SALEM — The #Pickle-gate saga may have reached its end.
City councilors on Thursday shot down a change to city zoning rules that would have supported urban agriculture by knocking a lot-size requirement down from 5 acres to 2. The change was based largely on updated state rules that have not been adopted locally.
The zoning change was launched by Maitland Mountain Farm, which wants to build a packaging house on its Cedarcrest Avenue property. That effort was shot down by city zoning officials, who determined the site’s primary use is not agriculture.
The #Pickle-gate tag on the saga stems from the popularity of Maitland’s pickled products, which have received praise from public officials and even opponents of the zoning change throughout deliberations.
Supporters have argued the change would help to support the local business, while opponents have said a packaging plant in a residential neighborhood would be a nuisance. The farm’s neighbors are almost universally opposed to the change, according to Ward 7 Councilor Steve Dibble.

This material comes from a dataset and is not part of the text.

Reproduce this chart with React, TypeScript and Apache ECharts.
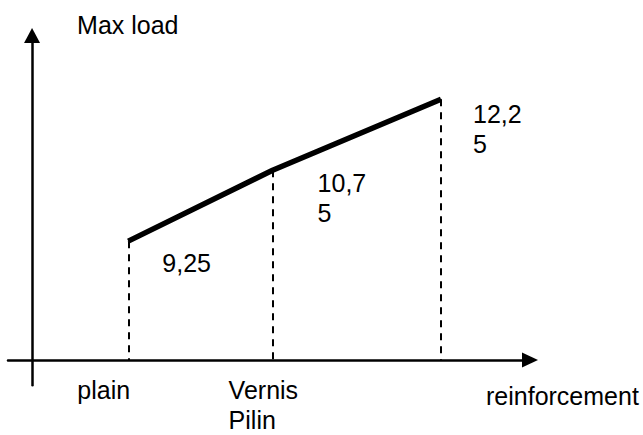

Many city officials have also pointed out that changing the zoning wouldn’t remedy the problem for the Maitlands, because their permit was denied for other reasons — not because their property is only 2 acres.
The Planning Board came out of a joint public hearing on the issue saying the City Council should deny the immediate request to change the zoning, but recommended approving it as part of a larger zoning package later on.
“If we’re going to look at this, if we’re going to adopt it to mirror the state ordinance, you’d want to adopt from-5-to-2 (acres) and all the other provisions of the state ordinance,” said Ward 1 City Councilor Bob McCarthy. “Their recommendation is to deny, because it’s just the change from 5 to 2 without adopting everything else.”
Dibble brought in a separate order requiring the city’s planning director and legal department “to consider and develop amendments ... to allow for a special permit provision relative to agricultural use.” The Maitlands’ property is in Ward 7.
That would bring recommendations back to the City Council for approval, according to the order. It was approved unanimously.
Still, Maitland supporters and opponents had their voices heard Thursday night.
“Our condo directly abuts the Maitland property, and as I understand it, I don’t have a problem with them raising vegetables on their land,” said Valiant Way resident Larry Slater. “The issue is that they’re going to be having a manufacturing plant, or they want one.
“This is a business, not a farm, and I don’t look forward to looking out my living room windows and seeing a (packaging) plant there in my residential neighborhood.”
Jeff Cohen, a Hancock Street resident, argued that Maitland Farm is actually a farm, and that there is no successful farm “that doesn’t have some sort of processing facility on the premises.”
“It’s within the parameters of a building that’s about the size of a garage,” Cohen said. “They’re the only urban farm we have in Salem, and I believe they’re a great constituent, neighbor and small business for us to support.”